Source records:
====
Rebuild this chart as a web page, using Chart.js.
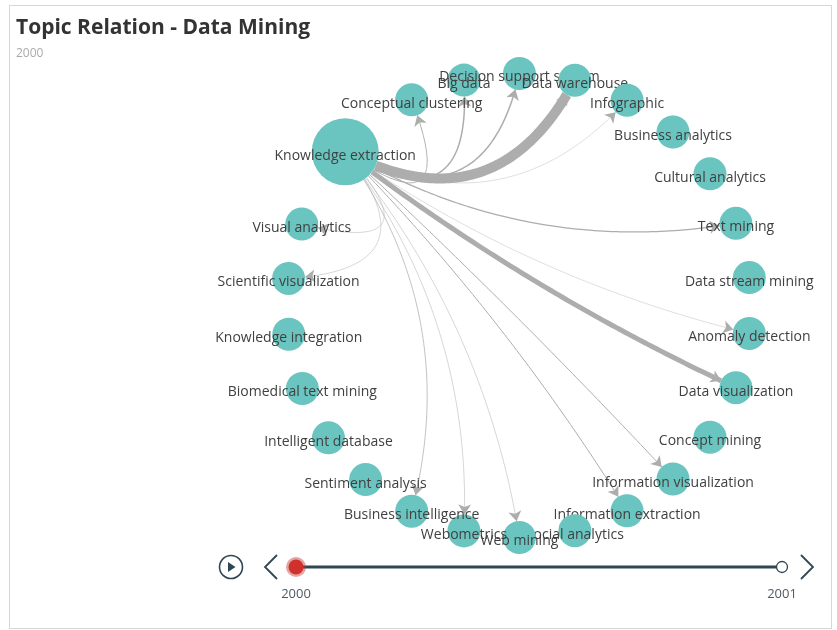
<!DOCTYPE html>
<html>
<head>
<meta charset="utf-8">
<title>Topic Relation - Data Mining</title>
<script src="https://cdn.jsdelivr.net/npm/chart.js@4.4.1/dist/chart.umd.min.js"></script>
<style>
    html, body { margin: 0; padding: 0; background: #fff; }
    #wrap { position: relative; width: 837px; height: 630px; overflow: hidden; }
    #frame { position: absolute; left: 9px; top: 5px; width: 821px; height: 622px; border: 1px solid #d6d6d6; }
    #title { position: absolute; left: 16px; top: 12px; font: bold 21px 'Open Sans', sans-serif; color: #333; white-space: nowrap; }
    #subtitle { position: absolute; left: 16px; top: 44px; font: 12px 'Open Sans', sans-serif; color: #aaa; }
    canvas { position: absolute; left: 0; top: 0; }
</style>
</head>
<body>
<div id="wrap">
    <div id="frame"></div>
    <canvas id="chart-topics" width="837" height="630"></canvas>
    <div id="title">Topic Relation - Data Mining</div>
    <div id="subtitle">2000</div>
</div>
<script>
// Topic graph, circular layout (order = data order, starts at 3 o'clock, clockwise)
const nodeNames = [
    'Anomaly detection', 'Data visualization', 'Concept mining', 'Information visualization',
    'Information extraction', 'Social analytics', 'Web mining', 'Webometrics',
    'Business intelligence', 'Sentiment analysis', 'Intelligent database', 'Biomedical text mining',
    'Knowledge integration', 'Scientific visualization', 'Visual analytics', 'Knowledge extraction',
    'Conceptual clustering', 'Big data', 'Decision support system', 'Data warehouse',
    'Infographic', 'Business analytics', 'Cultural analytics', 'Text mining', 'Data stream mining'
];
const nodeSizes = [
    33, 33, 33, 33,
    33, 33, 33, 33,
    33, 33, 33, 33,
    33, 33, 33, 67,
    33, 33, 33, 33,
    33, 33, 33, 33, 33
];

// links out of the main topic
const edgeSource = 'Knowledge extraction';
const edgeTargets = [
    'Conceptual clustering', 'Big data', 'Decision support system', 'Data warehouse',
    'Infographic', 'Text mining', 'Anomaly detection', 'Data visualization',
    'Information visualization', 'Information extraction', 'Web mining', 'Webometrics',
    'Business intelligence', 'Scientific visualization', 'Visual analytics'
];
const edgeWeights = [2, 3, 3, 20, 0.8, 2.5, 0.8, 10, 2, 2, 1, 1, 1.5, 1, 1];

const years = ['2000', '2001'];
const currentYear = '2000';

// layout / look
const CX = 519, CY = 305.5, RADIUS = 232;
const W = 837, H = 630;
const CURVE = 0.6;
const NODE_COLOR = '#6ac4bf';
const EDGE_COLOR = '#adadad';
const TL_COLOR = '#304654';

// angle of each node is proportional to its symbol size
function circularLayout(sizes) {
    const total = sizes.reduce((a, b) => a + b, 0);
    let acc = 0;
    return sizes.map(s => {
        const angle = (acc + s / 2) / total * Math.PI * 2;
        acc += s;
        return { x: Math.cos(angle), y: Math.sin(angle), r: s / 2 };
    });
}

function drawArrow(ctx, tip, dir, len, half) {
    const bx = -dir.x, by = -dir.y;
    const nx = -dir.y, ny = dir.x;
    ctx.beginPath();
    ctx.moveTo(tip.x, tip.y);
    ctx.lineTo(tip.x + bx * len + nx * half, tip.y + by * len + ny * half);
    ctx.lineTo(tip.x + bx * len * 0.75, tip.y + by * len * 0.75);
    ctx.lineTo(tip.x + bx * len - nx * half, tip.y + by * len - ny * half);
    ctx.closePath();
    ctx.fill();
}

const graphPlugin = {
    id: 'graph',
    beforeDatasetsDraw(chart) {
        const ctx = chart.ctx;
        const meta = chart.getDatasetMeta(0);
        const c = { x: chart.scales.x.getPixelForValue(0), y: chart.scales.y.getPixelForValue(0) };
        const si = nodeNames.indexOf(edgeSource);
        const a = meta.data[si];
        const ra = nodeSizes[si] / 2;
        ctx.save();
        ctx.strokeStyle = EDGE_COLOR;
        ctx.fillStyle = EDGE_COLOR;
        edgeTargets.forEach((name, k) => {
            const ti = nodeNames.indexOf(name);
            const b = meta.data[ti];
            const rb = nodeSizes[ti] / 2;
            const p0 = { x: a.x, y: a.y }, p2 = { x: b.x, y: b.y };
            const cp = {
                x: c.x * CURVE + (p0.x + p2.x) / 2 * (1 - CURVE),
                y: c.y * CURVE + (p0.y + p2.y) / 2 * (1 - CURVE)
            };
            const at = t => ({
                x: (1 - t) * (1 - t) * p0.x + 2 * t * (1 - t) * cp.x + t * t * p2.x,
                y: (1 - t) * (1 - t) * p0.y + 2 * t * (1 - t) * cp.y + t * t * p2.y
            });
            const dist = (p, q) => Math.hypot(p.x - q.x, p.y - q.y);
            // clip curve at both node borders
            let lo = 0, hi = 0.5;
            for (let i = 0; i < 30; i++) {
                const m = (lo + hi) / 2;
                if (dist(at(m), p0) < ra) lo = m; else hi = m;
            }
            const t0 = hi;
            lo = 0.5; hi = 1;
            for (let i = 0; i < 30; i++) {
                const m = (lo + hi) / 2;
                if (dist(at(m), p2) > rb) lo = m; else hi = m;
            }
            const t1 = lo;
            ctx.lineWidth = edgeWeights[k] * 0.5;
            ctx.beginPath();
            const steps = 80;
            for (let i = 0; i <= steps; i++) {
                const p = at(t0 + (t1 - t0) * i / steps);
                if (i === 0) ctx.moveTo(p.x, p.y); else ctx.lineTo(p.x, p.y);
            }
            ctx.stroke();
            const dx = 2 * (1 - t1) * (cp.x - p0.x) + 2 * t1 * (p2.x - cp.x);
            const dy = 2 * (1 - t1) * (cp.y - p0.y) + 2 * t1 * (p2.y - cp.y);
            const dl = Math.hypot(dx, dy);
            drawArrow(ctx, at(t1), { x: dx / dl, y: dy / dl }, 10, 6.5);
        });
        ctx.restore();
    },
    beforeDatasetDraw() {
        // nodes are drawn together with their labels below
        return false;
    },
    afterDatasetsDraw(chart) {
        const ctx = chart.ctx;
        const meta = chart.getDatasetMeta(0);
        meta.data.forEach((el, i) => {
            el.draw(ctx, chart.chartArea);
            ctx.save();
            ctx.font = "14px 'Open Sans', sans-serif";
            ctx.fillStyle = '#404040';
            ctx.textAlign = 'center';
            ctx.textBaseline = 'middle';
            ctx.fillText(nodeNames[i], el.x, el.y + 4);
            ctx.restore();
        });
    },
    afterDraw(chart) {
        // timeline control
        const ctx = chart.ctx;
        const y = 567;
        const x0 = 296, x1 = 782;
        ctx.save();
        ctx.strokeStyle = TL_COLOR;
        ctx.fillStyle = TL_COLOR;
        // play button
        ctx.lineWidth = 1.6;
        ctx.beginPath();
        ctx.arc(231, y, 11.5, 0, Math.PI * 2);
        ctx.stroke();
        ctx.beginPath();
        ctx.moveTo(228, y - 5);
        ctx.lineTo(235.5, y);
        ctx.lineTo(228, y + 5);
        ctx.closePath();
        ctx.fill();
        // prev / next
        ctx.lineWidth = 1.8;
        ctx.beginPath();
        ctx.moveTo(277, y - 12);
        ctx.lineTo(265, y);
        ctx.lineTo(277, y + 12);
        ctx.stroke();
        ctx.beginPath();
        ctx.moveTo(801, y - 12);
        ctx.lineTo(813, y);
        ctx.lineTo(801, y + 12);
        ctx.stroke();
        // axis line
        ctx.lineWidth = 3;
        ctx.beginPath();
        ctx.moveTo(x0, y);
        ctx.lineTo(x1, y);
        ctx.stroke();
        years.forEach((yr, i) => {
            const x = x0 + (x1 - x0) * i / (years.length - 1);
            if (yr === currentYear) {
                ctx.fillStyle = 'rgba(194, 53, 49, 0.45)';
                ctx.beginPath();
                ctx.arc(x, y, 10, 0, Math.PI * 2);
                ctx.fill();
                ctx.fillStyle = '#d0312d';
                ctx.beginPath();
                ctx.arc(x, y, 7.5, 0, Math.PI * 2);
                ctx.fill();
            } else {
                ctx.fillStyle = '#fff';
                ctx.lineWidth = 1.3;
                ctx.beginPath();
                ctx.arc(x, y, 5.5, 0, Math.PI * 2);
                ctx.fill();
                ctx.stroke();
            }
            ctx.fillStyle = '#4f5a65';
            ctx.font = "13px 'Open Sans', sans-serif";
            ctx.textAlign = 'center';
            ctx.textBaseline = 'middle';
            ctx.fillText(yr, x, y + 27);
        });
        ctx.restore();
    }
};

document.addEventListener('DOMContentLoaded', () => {
    const ctxEl = document.getElementById('chart-topics');
    new Chart(ctxEl, {
        type: 'bubble',
        data: {
            datasets: [{
                label: 'Topics',
                data: circularLayout(nodeSizes),
                backgroundColor: NODE_COLOR,
                borderWidth: 0,
                hoverRadius: 0
            }]
        },
        options: {
            responsive: false,
            animation: false,
            events: [],
            layout: { padding: 0, autoPadding: false },
            plugins: {
                legend: { display: false },
                tooltip: { enabled: false }
            },
            scales: {
                x: { type: 'linear', display: false, min: -CX / RADIUS, max: (W - CX) / RADIUS },
                y: { type: 'linear', display: false, reverse: true, min: -CY / RADIUS, max: (H - CY) / RADIUS }
            }
        },
        plugins: [graphPlugin]
    });
});
</script>
</body>
</html>
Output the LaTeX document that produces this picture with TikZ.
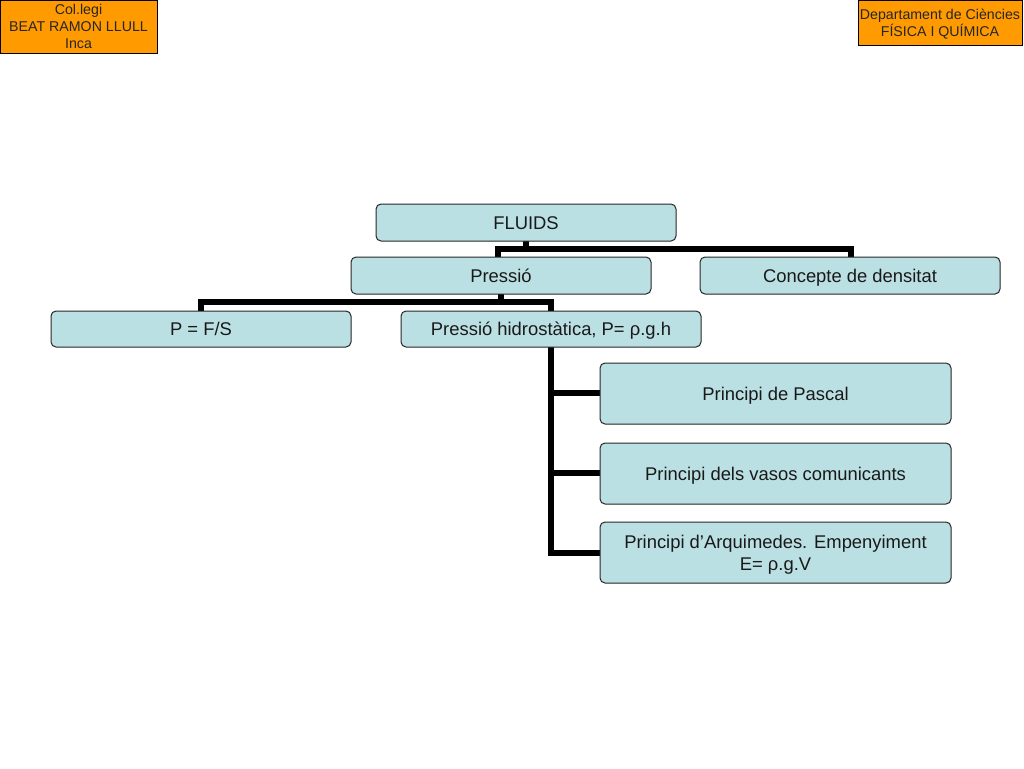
\documentclass[tikz,border=0pt]{standalone}
\usepackage{fontspec}
\setmainfont{Liberation Sans}
\begin{document}
\begin{tikzpicture}[x=1pt,y=-1pt,
  box/.style={draw=black!85,line width=1pt,fill=boxblue,rounded corners=5pt,align=center,font=\fontsize{18.4}{22}\selectfont,inner sep=0pt,text=black!90},
  one/.style={text height=13.2pt,text depth=-0.5pt},
  two/.style={text height=13.2pt,text depth=-7pt},
  hdr/.style={draw=black,line width=0.8pt,fill=hdrorange,align=center,font=\fontsize{14.2}{16.8}\selectfont,inner sep=0pt,text=black!85},
  conn/.style={line width=5.5pt,black}]
\definecolor{boxblue}{HTML}{BBE0E3}
\definecolor{hdrorange}{HTML}{FF9A00}
\useasboundingbox (0,0) rectangle (1024,768);
\fill[white] (0,0) rectangle (1024,768);
% headers
\node[hdr,minimum width=157pt,minimum height=53pt] (h1) at (78.5,26.5) {Col.legi\\BEAT RAMON LLULL\\Inca};
\node[hdr,minimum width=164pt,minimum height=45pt,text depth=-2pt] (h2) at (940,22.5) {Departament de Ciències\\FÍSICA I QUÍMICA};
% connector joints
\coordinate (j1) at (526,249);
\coordinate (j2) at (501,302);
% connectors (drawn under boxes)
\draw[conn] (526,241) -- (j1);
\draw[conn] (498,259) |- (851,249) -- (851,259);
\draw[conn] (501,294) -- (j2);
\draw[conn] (201,313) |- (551,302) -- (551,313);
\draw[conn] (551,347) -- (551,556);
\draw[conn] (548,393) -- (602,393);
\draw[conn] (548,473) -- (602,473);
\draw[conn] (548,553) -- (602,553);
% boxes
\node[box,one,minimum width=300pt,minimum height=37pt] (fl) at (526,222.5) {FLUIDS};
\node[box,one,minimum width=300pt,minimum height=37pt] (pr) at (501,275.5) {Pressió};
\node[box,one,minimum width=300pt,minimum height=37pt] (cd) at (850,275.5) {Concepte de densitat};
\node[box,one,minimum width=300pt,minimum height=36pt] (pf) at (201,329) {P = F/S};
\node[box,one,minimum width=300pt,minimum height=36pt] (ph) at (551,329) {Pressió hidrostàtica, P= ρ.g.h};
\node[box,two,minimum width=351pt,minimum height=61pt] (pp) at (775.5,393.5) {Principi de Pascal};
\node[box,two,minimum width=351pt,minimum height=61pt] (pv) at (775.5,473.5) {Principi dels vasos comunicants};
\node[box,minimum width=351pt,minimum height=61pt,text depth=-8pt] (pa) at (775.5,552.5) {Principi d’Arquimedes. Empenyiment\\E= ρ.g.V};
\end{tikzpicture}
\end{document}
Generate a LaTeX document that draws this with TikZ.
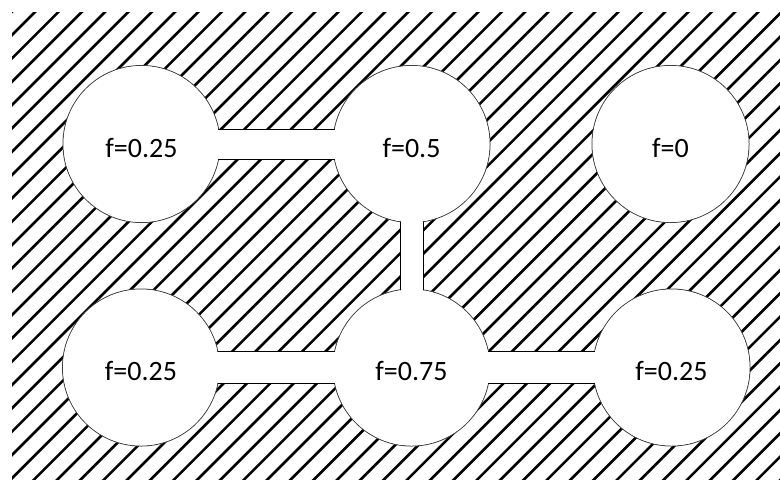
\documentclass[tikz,border=0pt]{standalone}
\usepackage{fontspec}
\setmainfont{Carlito}
\usetikzlibrary{positioning}

\begin{document}
\begin{tikzpicture}[
            x=0.5pt, y=-0.5pt,
            hole/.style={circle, draw=black!75, line width=0.5pt, fill=white, minimum size=78.5pt, inner sep=0pt},
            val/.style={circle, fill=white, minimum size=78pt, inner sep=0pt, text height=13.5pt, font=\fontsize{14}{16}\selectfont},
            channel/.style={draw=black, line width=0.5pt, double=white, double distance=#1},
            hatch/.style={line width=1.3pt}
        ]
            \useasboundingbox (0,0) rectangle (780,479);
            % hatched plate
            \begin{scope}
                \clip (12,12) rectangle (780,479);
                \foreach \k in {-2,...,54}
                    \draw[hatch] ({67+23.33*\k},-20) -- ({-473+23.33*\k},520);
            \end{scope}
            % holes
            \node[hole] (a) at (141.5,144) {};
            \node[hole] (b) at (411.5,144) {};
            \node[hole] (c) at (670.5,144) {};
            \node[hole] (d) at (141,367.5) {};
            \node[hole] (e) at (411.5,367.5) {};
            \node[hole] (f) at (671.5,367.5) {};
            % channels
            \draw[channel=14.5pt] (a.center) -- (b.center);
            \draw[channel=11pt] (b.center) -- (e.center);
            \draw[channel=15.5pt] (d.center) -- (e.center);
            \draw[channel=15.5pt] (e.center) -- (f.center);
            % values
            \node[val] (va) at (a) {f=0.25};
            \node[val] (vb) at (b) {f=0.5};
            \node[val] (vc) at (c) {f=0};
            \node[val] (vd) at (d) {f=0.25};
            \node[val] (ve) at (e) {f=0.75};
            \node[val] (vf) at (f) {f=0.25};
        \end{tikzpicture}
\end{document}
====
# WHAT TO WORK ON
From the line holding "Generate a LaTeX" to the last line of the listing, please output each line exactly as it stands. Pictures stay out of the copy.

# EXERCISE OUTPUT
Generate a LaTeX document that draws this with TikZ.
\documentclass[tikz,border=0pt]{standalone}
\usepackage{fontspec}
\setmainfont{Carlito}
\usetikzlibrary{positioning}

\begin{document}
\begin{tikzpicture}[
            x=0.5pt, y=-0.5pt,
            hole/.style={circle, draw=black!75, line width=0.5pt, fill=white, minimum size=78.5pt, inner sep=0pt},
            val/.style={circle, fill=white, minimum size=78pt, inner sep=0pt, text height=13.5pt, font=\fontsize{14}{16}\selectfont},
            channel/.style={draw=black, line width=0.5pt, double=white, double distance=#1},
            hatch/.style={line width=1.3pt}
        ]
            \useasboundingbox (0,0) rectangle (780,479);
            % hatched plate
            \begin{scope}
                \clip (12,12) rectangle (780,479);
                \foreach \k in {-2,...,54}
                    \draw[hatch] ({67+23.33*\k},-20) -- ({-473+23.33*\k},520);
            \end{scope}
            % holes
            \node[hole] (a) at (141.5,144) {};
            \node[hole] (b) at (411.5,144) {};
            \node[hole] (c) at (670.5,144) {};
            \node[hole] (d) at (141,367.5) {};
            \node[hole] (e) at (411.5,367.5) {};
            \node[hole] (f) at (671.5,367.5) {};
            % channels
            \draw[channel=14.5pt] (a.center) -- (b.center);
            \draw[channel=11pt] (b.center) -- (e.center);
            \draw[channel=15.5pt] (d.center) -- (e.center);
            \draw[channel=15.5pt] (e.center) -- (f.center);
            % values
            \node[val] (va) at (a) {f=0.25};
            \node[val] (vb) at (b) {f=0.5};
            \node[val] (vc) at (c) {f=0};
            \node[val] (vd) at (d) {f=0.25};
            \node[val] (ve) at (e) {f=0.75};
            \node[val] (vf) at (f) {f=0.25};
        \end{tikzpicture}
\end{document}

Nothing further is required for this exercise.